Psst, Occupy Wall Streeters. I've got a new slogan for you: "Feed The Watchdog!"

The Dodd-Frank financial-reform law gave the Securities and Exchange Commission lots of new regulatory responsibilities that House Republicans don't want it to have. Since they lack the votes to repeal Dodd-Frank, they're de-funding it instead. The SEC will have to make do with the same funding level it had in 2011. The same goes for the Commodity Futures Trading Commission. Under Dodd-Frank the CFTC is supposed to regulate derivatives. Remember derivatives? They helped sink the economy in 2008. But the GOP doesn't want the CFTC to regulate derivatives. So its budget won't increase either.

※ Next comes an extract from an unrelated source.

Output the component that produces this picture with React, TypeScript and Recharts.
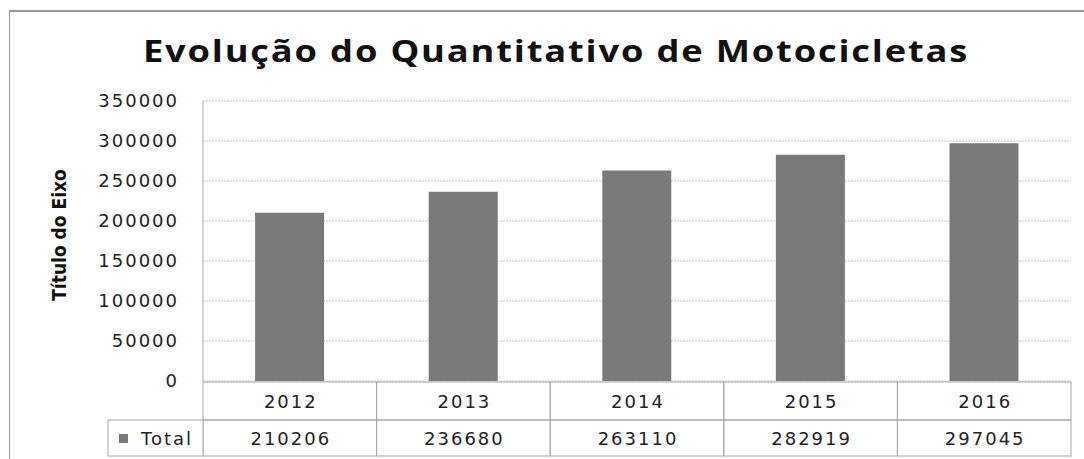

Look, this isn't rocket science. When a regulator is underfunded it becomes more timid and less competent. Diana B. Henriques, author of The Wizard of Lies: Bernie Madoff and the Death of Trust, says one reason the SEC failed to follow up on leads that Madoff was running a Ponzi scheme was that turnover at the agency was very high--so high that the Government Accountability Office believed "it was likely to impair the agency's ability to carry out its mandate of protecting investors." Which, on the evidence, it did.

So, okay Occupy Wall Streeters, here's what you do. You march down to the Capitol. The guy you want to picket is Hal Rogers, chairman of House appropriations. His office is in 2406 Rayburn. No, wait, you'll never get past security. Okay then, picket outside the Rayburn House Office building. Better yet, organize a bunch of people to phone his office and ask why he's not allowing the SEC and the CFTC to carry out their legal responsibilities. If that's too complicated, then just ask why he's starving the financial watchdogs. Ask whether it might have something to do with the two hundred grand he's pulled in from commercial banks during his time in Congress, including $19,000 in the current election cycle. Be polite, but get the message across that you oppose these budget cuts. Tell him you're from Occupy Wall Street, but that you could just as easily be a Tea Partier, because they don't like politicians who sell out to Wall Street any more than you do.